The pho soup Estanis has prepared for our lunch is a perfect example of his latest take on fusion food. ‘It’s Vietnam’s national dish,’ he explains,‘ and I like it a lot. But I noticed it’s hard to find in Spanish restaurants. Ramen is everywhere but not Pho, so we created our own version.’ The soup is made of rice noodles in a hot and aromatic broth with Toro de Galicia, ox meat that’s matured for seven months, cooked slowly until it’s meltingly tender. ‘The soup brings back good memories of my travels in Vietnam,’ he says, ‘But the meat we use is a very traditional Spanish ingredient that’s part of food culture here. I personally think it improves the dish.’

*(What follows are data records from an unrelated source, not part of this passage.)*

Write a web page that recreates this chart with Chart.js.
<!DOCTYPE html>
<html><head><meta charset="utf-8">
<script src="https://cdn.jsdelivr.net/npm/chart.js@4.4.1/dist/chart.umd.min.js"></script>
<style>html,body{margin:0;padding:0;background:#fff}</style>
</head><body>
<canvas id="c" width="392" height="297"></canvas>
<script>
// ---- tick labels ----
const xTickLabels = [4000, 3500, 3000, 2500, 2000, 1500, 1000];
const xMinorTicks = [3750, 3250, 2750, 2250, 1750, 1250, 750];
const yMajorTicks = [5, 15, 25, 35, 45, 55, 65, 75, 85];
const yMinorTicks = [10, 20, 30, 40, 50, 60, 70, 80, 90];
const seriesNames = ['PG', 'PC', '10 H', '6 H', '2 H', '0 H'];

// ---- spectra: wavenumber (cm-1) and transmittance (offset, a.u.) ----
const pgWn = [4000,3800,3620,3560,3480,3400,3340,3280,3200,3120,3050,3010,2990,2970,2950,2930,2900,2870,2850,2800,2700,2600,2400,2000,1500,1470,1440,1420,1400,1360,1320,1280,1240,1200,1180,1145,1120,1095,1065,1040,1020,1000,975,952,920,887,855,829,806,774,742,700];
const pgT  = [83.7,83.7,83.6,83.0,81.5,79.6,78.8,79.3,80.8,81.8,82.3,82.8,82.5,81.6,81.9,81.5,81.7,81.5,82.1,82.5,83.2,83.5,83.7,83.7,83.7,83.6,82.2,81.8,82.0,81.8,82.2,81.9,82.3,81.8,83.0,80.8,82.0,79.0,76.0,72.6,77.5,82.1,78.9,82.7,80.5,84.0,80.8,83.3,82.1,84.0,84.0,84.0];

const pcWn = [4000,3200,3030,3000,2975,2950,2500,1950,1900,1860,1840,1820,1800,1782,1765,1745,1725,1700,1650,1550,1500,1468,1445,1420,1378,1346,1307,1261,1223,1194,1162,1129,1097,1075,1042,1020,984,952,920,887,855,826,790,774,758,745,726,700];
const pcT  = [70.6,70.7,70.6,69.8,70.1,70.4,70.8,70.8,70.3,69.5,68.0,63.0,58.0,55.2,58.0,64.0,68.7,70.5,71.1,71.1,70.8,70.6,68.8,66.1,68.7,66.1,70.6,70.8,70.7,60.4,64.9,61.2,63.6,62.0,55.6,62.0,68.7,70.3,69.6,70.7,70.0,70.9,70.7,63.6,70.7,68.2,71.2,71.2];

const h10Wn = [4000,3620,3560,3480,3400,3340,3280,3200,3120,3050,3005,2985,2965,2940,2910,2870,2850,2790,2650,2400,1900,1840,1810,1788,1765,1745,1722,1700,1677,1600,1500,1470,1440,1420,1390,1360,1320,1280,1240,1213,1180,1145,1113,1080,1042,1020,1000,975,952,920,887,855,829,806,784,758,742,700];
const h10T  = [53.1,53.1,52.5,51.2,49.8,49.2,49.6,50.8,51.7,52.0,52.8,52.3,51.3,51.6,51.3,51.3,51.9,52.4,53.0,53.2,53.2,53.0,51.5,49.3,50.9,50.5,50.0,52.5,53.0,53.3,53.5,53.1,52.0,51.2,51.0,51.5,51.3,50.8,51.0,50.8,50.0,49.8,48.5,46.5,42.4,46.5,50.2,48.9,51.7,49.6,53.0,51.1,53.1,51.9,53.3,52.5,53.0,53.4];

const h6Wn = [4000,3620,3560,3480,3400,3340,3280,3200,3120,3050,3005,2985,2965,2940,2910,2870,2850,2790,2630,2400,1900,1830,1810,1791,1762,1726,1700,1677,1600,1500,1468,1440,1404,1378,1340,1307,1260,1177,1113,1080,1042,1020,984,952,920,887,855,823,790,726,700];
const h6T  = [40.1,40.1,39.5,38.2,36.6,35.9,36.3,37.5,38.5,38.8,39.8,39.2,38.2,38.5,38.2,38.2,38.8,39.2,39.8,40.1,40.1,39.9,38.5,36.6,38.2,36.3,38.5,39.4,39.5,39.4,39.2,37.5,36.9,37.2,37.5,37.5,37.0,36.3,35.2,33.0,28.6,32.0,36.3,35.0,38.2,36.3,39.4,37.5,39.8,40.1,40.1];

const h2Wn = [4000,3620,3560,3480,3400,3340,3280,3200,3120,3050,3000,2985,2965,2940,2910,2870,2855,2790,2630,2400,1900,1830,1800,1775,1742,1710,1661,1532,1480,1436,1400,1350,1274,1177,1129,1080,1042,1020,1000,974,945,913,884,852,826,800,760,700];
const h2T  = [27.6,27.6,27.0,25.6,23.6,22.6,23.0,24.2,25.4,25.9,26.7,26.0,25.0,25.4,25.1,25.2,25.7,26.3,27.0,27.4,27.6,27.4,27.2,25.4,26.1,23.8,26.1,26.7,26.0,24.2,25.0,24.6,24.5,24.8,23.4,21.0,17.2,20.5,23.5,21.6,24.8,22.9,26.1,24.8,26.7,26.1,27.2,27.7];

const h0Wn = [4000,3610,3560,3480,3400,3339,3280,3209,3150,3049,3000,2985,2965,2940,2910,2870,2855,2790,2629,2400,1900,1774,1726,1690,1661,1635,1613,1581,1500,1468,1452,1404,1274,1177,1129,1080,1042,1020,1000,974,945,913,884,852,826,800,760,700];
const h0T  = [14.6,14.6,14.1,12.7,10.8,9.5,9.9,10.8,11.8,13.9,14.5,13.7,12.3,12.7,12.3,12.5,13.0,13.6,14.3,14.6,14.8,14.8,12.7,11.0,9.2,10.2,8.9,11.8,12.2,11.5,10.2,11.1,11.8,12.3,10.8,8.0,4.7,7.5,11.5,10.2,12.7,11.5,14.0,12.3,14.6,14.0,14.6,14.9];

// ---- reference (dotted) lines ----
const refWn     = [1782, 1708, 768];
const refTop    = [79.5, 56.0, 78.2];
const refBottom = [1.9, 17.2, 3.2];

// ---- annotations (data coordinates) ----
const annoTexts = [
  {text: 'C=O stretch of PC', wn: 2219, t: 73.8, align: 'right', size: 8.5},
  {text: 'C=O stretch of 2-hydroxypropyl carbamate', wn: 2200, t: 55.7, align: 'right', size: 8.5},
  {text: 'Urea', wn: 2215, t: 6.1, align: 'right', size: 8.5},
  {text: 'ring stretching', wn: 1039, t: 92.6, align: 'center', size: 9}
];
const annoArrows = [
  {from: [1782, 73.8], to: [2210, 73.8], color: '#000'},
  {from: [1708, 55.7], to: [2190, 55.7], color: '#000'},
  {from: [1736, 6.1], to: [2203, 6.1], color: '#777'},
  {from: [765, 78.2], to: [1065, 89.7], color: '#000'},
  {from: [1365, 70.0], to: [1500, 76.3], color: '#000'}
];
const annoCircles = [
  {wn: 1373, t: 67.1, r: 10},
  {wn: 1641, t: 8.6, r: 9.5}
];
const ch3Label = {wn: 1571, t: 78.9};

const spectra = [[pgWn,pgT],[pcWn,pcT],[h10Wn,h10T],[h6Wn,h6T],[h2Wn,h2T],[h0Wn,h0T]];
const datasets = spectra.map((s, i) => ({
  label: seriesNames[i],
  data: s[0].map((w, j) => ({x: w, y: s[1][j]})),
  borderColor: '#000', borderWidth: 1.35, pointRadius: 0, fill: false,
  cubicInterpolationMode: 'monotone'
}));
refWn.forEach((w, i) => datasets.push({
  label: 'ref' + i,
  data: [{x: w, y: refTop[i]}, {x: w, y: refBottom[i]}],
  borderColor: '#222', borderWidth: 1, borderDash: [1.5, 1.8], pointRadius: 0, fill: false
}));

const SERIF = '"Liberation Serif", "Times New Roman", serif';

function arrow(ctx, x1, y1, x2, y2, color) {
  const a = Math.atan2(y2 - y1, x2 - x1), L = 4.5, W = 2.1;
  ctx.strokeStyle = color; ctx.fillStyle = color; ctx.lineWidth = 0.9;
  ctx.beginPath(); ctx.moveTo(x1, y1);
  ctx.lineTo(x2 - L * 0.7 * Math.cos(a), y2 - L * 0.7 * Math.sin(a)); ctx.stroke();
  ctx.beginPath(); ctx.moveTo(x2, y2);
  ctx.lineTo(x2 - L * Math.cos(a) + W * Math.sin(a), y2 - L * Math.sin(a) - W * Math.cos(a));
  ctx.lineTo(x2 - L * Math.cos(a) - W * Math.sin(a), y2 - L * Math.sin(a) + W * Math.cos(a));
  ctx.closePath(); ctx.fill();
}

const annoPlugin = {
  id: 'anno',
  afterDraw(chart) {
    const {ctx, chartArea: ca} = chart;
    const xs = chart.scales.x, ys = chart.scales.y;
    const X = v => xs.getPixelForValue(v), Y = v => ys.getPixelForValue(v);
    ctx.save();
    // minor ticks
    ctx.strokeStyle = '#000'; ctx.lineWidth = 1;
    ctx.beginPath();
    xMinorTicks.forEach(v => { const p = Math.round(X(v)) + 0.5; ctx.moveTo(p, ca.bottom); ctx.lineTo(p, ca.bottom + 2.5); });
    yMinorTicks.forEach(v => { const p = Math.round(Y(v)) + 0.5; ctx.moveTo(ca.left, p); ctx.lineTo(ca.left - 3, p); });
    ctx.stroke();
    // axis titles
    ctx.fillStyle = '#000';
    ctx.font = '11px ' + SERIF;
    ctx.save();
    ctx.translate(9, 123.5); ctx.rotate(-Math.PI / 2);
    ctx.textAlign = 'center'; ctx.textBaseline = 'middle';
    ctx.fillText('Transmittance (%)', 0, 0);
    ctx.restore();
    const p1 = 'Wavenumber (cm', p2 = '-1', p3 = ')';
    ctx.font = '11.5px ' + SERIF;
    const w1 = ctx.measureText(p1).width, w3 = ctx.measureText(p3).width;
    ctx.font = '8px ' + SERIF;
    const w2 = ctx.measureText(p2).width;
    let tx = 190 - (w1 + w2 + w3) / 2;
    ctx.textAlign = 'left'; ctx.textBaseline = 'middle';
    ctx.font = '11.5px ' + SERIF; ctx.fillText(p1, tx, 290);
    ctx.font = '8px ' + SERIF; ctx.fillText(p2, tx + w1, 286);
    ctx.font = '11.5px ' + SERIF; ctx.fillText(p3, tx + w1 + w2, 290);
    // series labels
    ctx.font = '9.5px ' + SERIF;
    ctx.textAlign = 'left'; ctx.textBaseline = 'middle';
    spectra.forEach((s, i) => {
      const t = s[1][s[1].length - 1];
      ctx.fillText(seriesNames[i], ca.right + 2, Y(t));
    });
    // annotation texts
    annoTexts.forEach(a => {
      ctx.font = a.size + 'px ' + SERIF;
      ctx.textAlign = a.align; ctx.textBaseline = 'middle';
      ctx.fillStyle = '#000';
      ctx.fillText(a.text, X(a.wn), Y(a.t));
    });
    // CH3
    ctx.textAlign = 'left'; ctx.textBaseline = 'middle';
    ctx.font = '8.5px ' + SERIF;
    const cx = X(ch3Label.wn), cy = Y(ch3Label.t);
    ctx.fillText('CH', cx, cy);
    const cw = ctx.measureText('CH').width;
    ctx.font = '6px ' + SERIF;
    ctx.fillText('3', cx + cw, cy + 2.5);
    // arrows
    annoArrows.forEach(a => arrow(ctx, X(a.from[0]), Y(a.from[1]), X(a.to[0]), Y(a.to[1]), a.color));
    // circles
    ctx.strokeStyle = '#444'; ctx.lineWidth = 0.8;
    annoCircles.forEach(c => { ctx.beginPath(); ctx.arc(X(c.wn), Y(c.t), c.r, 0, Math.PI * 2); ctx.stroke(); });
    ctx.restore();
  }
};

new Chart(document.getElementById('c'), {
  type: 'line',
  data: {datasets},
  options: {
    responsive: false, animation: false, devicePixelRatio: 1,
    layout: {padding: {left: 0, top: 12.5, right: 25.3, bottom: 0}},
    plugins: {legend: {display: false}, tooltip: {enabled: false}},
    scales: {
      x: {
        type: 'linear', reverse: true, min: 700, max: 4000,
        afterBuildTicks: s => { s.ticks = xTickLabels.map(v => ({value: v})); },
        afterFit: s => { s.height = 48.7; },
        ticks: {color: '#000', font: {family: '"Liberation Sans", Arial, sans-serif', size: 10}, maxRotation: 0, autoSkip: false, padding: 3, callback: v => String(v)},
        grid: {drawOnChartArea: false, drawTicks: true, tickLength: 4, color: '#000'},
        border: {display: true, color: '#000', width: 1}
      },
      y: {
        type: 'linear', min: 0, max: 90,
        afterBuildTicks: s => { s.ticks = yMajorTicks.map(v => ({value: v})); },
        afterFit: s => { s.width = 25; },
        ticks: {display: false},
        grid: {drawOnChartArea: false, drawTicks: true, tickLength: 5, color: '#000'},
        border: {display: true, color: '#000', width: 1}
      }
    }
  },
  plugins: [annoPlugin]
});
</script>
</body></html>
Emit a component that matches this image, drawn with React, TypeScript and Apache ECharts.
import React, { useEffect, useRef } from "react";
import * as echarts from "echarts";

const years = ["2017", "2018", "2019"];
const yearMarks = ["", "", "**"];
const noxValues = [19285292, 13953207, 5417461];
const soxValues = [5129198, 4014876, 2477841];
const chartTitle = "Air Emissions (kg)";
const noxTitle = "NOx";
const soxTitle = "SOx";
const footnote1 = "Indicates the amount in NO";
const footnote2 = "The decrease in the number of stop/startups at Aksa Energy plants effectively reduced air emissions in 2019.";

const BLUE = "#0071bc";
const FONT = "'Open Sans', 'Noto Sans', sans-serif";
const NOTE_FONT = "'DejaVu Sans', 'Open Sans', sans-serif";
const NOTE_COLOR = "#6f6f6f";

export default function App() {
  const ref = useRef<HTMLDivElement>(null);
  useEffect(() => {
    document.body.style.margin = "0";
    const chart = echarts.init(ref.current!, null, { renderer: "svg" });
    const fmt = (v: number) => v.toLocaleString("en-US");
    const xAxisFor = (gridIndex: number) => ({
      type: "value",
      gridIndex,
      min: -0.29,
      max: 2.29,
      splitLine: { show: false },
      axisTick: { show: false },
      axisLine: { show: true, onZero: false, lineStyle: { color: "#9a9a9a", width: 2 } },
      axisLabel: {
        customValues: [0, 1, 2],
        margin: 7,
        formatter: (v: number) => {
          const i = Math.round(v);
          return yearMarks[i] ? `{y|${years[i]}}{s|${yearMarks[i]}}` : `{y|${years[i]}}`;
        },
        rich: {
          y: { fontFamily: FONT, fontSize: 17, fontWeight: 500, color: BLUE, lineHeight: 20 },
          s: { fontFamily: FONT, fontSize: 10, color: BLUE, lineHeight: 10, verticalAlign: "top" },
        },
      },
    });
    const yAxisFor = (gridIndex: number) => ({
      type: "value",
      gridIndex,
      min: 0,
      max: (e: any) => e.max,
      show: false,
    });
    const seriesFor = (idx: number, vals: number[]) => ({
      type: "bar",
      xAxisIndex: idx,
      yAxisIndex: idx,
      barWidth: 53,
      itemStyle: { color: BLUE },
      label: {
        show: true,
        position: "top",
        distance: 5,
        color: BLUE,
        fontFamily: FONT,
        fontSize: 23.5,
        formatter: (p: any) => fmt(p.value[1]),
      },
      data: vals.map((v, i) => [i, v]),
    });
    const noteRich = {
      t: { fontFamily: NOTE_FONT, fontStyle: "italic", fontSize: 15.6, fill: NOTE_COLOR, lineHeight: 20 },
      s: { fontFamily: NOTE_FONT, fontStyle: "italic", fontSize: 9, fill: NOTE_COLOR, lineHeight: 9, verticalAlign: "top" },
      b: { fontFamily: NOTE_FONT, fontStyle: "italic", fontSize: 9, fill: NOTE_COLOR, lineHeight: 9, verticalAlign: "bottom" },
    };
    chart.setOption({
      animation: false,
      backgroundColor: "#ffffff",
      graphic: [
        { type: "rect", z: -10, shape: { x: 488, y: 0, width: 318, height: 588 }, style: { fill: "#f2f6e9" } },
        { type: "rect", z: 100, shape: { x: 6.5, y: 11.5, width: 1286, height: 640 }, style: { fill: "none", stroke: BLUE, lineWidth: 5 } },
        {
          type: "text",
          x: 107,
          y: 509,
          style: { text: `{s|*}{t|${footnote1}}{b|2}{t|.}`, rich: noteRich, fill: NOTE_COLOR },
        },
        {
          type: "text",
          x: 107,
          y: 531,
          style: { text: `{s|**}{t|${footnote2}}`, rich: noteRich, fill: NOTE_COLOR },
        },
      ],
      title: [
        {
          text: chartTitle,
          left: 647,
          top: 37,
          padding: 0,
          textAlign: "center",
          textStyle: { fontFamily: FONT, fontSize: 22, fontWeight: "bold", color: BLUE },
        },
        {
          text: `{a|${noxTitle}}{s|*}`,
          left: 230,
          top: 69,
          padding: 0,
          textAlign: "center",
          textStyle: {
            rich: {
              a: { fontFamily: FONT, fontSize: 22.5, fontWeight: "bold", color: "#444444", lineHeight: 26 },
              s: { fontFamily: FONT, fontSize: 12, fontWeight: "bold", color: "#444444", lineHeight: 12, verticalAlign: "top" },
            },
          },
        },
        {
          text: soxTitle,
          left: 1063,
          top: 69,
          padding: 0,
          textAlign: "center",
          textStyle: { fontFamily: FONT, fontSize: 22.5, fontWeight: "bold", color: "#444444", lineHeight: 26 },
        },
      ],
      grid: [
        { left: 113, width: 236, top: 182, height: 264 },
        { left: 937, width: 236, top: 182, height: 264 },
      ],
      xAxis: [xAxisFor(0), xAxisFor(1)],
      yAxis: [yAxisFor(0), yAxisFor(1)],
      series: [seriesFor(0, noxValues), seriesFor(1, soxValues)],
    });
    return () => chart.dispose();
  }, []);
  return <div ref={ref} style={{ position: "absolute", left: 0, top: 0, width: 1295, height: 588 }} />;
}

The chef’s hunger for experiencing new countries and cuisines continues to stimulate his creativity in the kitchen. ‘I travel as much as I can,’ Estanis says, ‘it gives me ideas and inspires me to recreate sensations in my dishes. For example, a freezing cold train journey I had to take once gave me an idea for a soup that would have helped me cope with the cold.’ The name for his latest restaurant was also born out of his travels in the jungles of Thailand. He read a sign hanging on a tree next to an elephant, crocodile and monkey that were chained up and it lodged in his mind. He continues, ‘Bizarrely, the sign was written in the same style as the Argentinian parking signs I used to see when I was a child. It was like two cultures coming together.’
It’s this reformulating of random experiences that characterize Estanis’ brand of creativity. ‘For me, being creative is a matter of education. Creative people are not Gods wandering the world; we shouldn’t be narcissistic. I think we are part of a process or evolution and it’s always possible to see where ideas come from,’ he explains. Estanis grew up in a family interested in the arts. He continues, ‘Photography, cinema, art were all valued at home. Stimulation that eventually manifested itself, for me, in cooking.’
Estanis Carenzo’s expanding group of restaurants survived a recession, which is partly down to his commitment to doing everything well and to the best of his ability. He pushes the team around him to do the same, and has an eagle eye for detail that shines through his plates of food and his eateries. ‘When I was young I thought that doing things quickly to compete in the market was the best option. But I know now that this isn’t the case. Every time I try to do something quickly I fail,’ he says. The way Estanis learnt to be a chef has influenced this attitude. He learnt to cook at the coalface, in real working kitchens. ‘I began by cleaning and doing the dishes, so my learning was tough. But it taught me about what it takes to run a successful restaurant business,’ he explains.
A learning curve that has obviously paid off, given we are sitting here on the back of his success in Madrid, talking about his brand new venture in Barcelona. But what of things back in Madrid, how does he see the future of the city? ‘Although the economic situation in Madrid is now beginning to stabilise, the crisis has changed consumer habits for good. Which makes the aftermath of the crisis very interesting for businesses. There is less posing post-recession and more authenticity,’ he says and continues, ‘Great things are being created right now. It’s exciting. It has an incredible energy and buzz. I believe it’s the best time to live and work there.’